__GIVEN INSTRUCTION__: Restate each line of the listing exactly, without carrying over any pictures.

__RECORDED INFORMATION__:

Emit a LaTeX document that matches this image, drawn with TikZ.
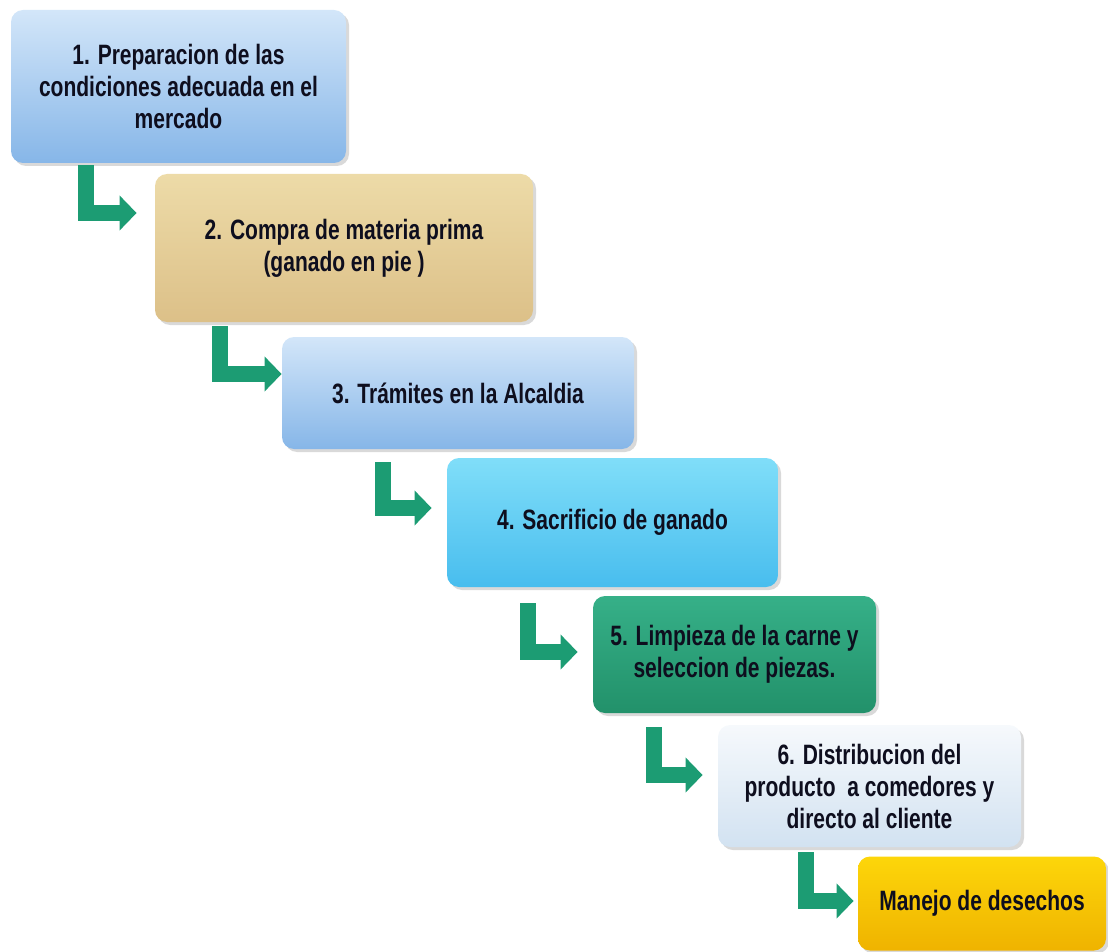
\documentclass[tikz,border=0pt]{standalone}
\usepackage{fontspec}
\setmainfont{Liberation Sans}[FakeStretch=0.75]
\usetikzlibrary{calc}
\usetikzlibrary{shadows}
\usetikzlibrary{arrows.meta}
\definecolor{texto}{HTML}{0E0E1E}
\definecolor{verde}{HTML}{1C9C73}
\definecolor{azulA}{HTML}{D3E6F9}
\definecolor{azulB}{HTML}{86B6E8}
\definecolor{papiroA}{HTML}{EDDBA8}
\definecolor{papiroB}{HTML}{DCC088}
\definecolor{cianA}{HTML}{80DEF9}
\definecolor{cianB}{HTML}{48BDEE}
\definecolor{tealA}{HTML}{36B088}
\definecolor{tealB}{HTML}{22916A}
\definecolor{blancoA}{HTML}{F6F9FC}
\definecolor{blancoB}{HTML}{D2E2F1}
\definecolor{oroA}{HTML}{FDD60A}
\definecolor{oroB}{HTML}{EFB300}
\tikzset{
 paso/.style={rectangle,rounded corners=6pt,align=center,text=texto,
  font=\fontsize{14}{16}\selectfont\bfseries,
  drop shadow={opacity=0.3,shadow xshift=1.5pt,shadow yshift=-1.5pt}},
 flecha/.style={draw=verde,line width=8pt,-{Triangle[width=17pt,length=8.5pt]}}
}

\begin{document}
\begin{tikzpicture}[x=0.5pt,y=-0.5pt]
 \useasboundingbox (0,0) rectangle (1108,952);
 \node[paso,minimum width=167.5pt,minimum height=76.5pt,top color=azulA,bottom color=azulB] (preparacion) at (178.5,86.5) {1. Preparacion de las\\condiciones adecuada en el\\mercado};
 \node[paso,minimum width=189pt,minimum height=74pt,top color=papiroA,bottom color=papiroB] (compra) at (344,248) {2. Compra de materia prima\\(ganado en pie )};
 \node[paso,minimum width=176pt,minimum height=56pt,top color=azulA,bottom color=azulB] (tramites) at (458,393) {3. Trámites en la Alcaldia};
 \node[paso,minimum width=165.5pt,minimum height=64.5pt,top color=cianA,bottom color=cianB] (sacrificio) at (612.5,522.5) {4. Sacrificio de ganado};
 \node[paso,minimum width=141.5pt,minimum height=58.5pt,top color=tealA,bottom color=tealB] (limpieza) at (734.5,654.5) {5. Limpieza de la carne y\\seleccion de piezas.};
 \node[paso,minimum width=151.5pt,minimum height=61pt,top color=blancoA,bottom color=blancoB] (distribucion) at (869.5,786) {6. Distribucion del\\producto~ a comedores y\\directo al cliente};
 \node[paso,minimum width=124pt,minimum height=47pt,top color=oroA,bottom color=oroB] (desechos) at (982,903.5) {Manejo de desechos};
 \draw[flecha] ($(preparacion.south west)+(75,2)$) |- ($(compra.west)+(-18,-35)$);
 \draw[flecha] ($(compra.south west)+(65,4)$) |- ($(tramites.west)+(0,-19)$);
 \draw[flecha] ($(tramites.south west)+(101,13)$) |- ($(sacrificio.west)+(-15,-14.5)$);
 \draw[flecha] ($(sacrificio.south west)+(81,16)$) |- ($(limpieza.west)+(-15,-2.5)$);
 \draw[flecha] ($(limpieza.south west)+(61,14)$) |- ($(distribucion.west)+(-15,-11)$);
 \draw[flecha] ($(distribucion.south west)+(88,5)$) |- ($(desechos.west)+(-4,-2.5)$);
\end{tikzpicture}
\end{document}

__SOLUTION FOR THIS EXERCISE__:
Emit a LaTeX document that matches this image, drawn with TikZ.
\documentclass[tikz,border=0pt]{standalone}
\usepackage{fontspec}
\setmainfont{Liberation Sans}[FakeStretch=0.75]
\usetikzlibrary{calc}
\usetikzlibrary{shadows}
\usetikzlibrary{arrows.meta}
\definecolor{texto}{HTML}{0E0E1E}
\definecolor{verde}{HTML}{1C9C73}
\definecolor{azulA}{HTML}{D3E6F9}
\definecolor{azulB}{HTML}{86B6E8}
\definecolor{papiroA}{HTML}{EDDBA8}
\definecolor{papiroB}{HTML}{DCC088}
\definecolor{cianA}{HTML}{80DEF9}
\definecolor{cianB}{HTML}{48BDEE}
\definecolor{tealA}{HTML}{36B088}
\definecolor{tealB}{HTML}{22916A}
\definecolor{blancoA}{HTML}{F6F9FC}
\definecolor{blancoB}{HTML}{D2E2F1}
\definecolor{oroA}{HTML}{FDD60A}
\definecolor{oroB}{HTML}{EFB300}
\tikzset{
 paso/.style={rectangle,rounded corners=6pt,align=center,text=texto,
  font=\fontsize{14}{16}\selectfont\bfseries,
  drop shadow={opacity=0.3,shadow xshift=1.5pt,shadow yshift=-1.5pt}},
 flecha/.style={draw=verde,line width=8pt,-{Triangle[width=17pt,length=8.5pt]}}
}

\begin{document}
\begin{tikzpicture}[x=0.5pt,y=-0.5pt]
 \useasboundingbox (0,0) rectangle (1108,952);
 \node[paso,minimum width=167.5pt,minimum height=76.5pt,top color=azulA,bottom color=azulB] (preparacion) at (178.5,86.5) {1. Preparacion de las\\condiciones adecuada en el\\mercado};
 \node[paso,minimum width=189pt,minimum height=74pt,top color=papiroA,bottom color=papiroB] (compra) at (344,248) {2. Compra de materia prima\\(ganado en pie )};
 \node[paso,minimum width=176pt,minimum height=56pt,top color=azulA,bottom color=azulB] (tramites) at (458,393) {3. Trámites en la Alcaldia};
 \node[paso,minimum width=165.5pt,minimum height=64.5pt,top color=cianA,bottom color=cianB] (sacrificio) at (612.5,522.5) {4. Sacrificio de ganado};
 \node[paso,minimum width=141.5pt,minimum height=58.5pt,top color=tealA,bottom color=tealB] (limpieza) at (734.5,654.5) {5. Limpieza de la carne y\\seleccion de piezas.};
 \node[paso,minimum width=151.5pt,minimum height=61pt,top color=blancoA,bottom color=blancoB] (distribucion) at (869.5,786) {6. Distribucion del\\producto~ a comedores y\\directo al cliente};
 \node[paso,minimum width=124pt,minimum height=47pt,top color=oroA,bottom color=oroB] (desechos) at (982,903.5) {Manejo de desechos};
 \draw[flecha] ($(preparacion.south west)+(75,2)$) |- ($(compra.west)+(-18,-35)$);
 \draw[flecha] ($(compra.south west)+(65,4)$) |- ($(tramites.west)+(0,-19)$);
 \draw[flecha] ($(tramites.south west)+(101,13)$) |- ($(sacrificio.west)+(-15,-14.5)$);
 \draw[flecha] ($(sacrificio.south west)+(81,16)$) |- ($(limpieza.west)+(-15,-2.5)$);
 \draw[flecha] ($(limpieza.south west)+(61,14)$) |- ($(distribucion.west)+(-15,-11)$);
 \draw[flecha] ($(distribucion.south west)+(88,5)$) |- ($(desechos.west)+(-4,-2.5)$);
\end{tikzpicture}
\end{document}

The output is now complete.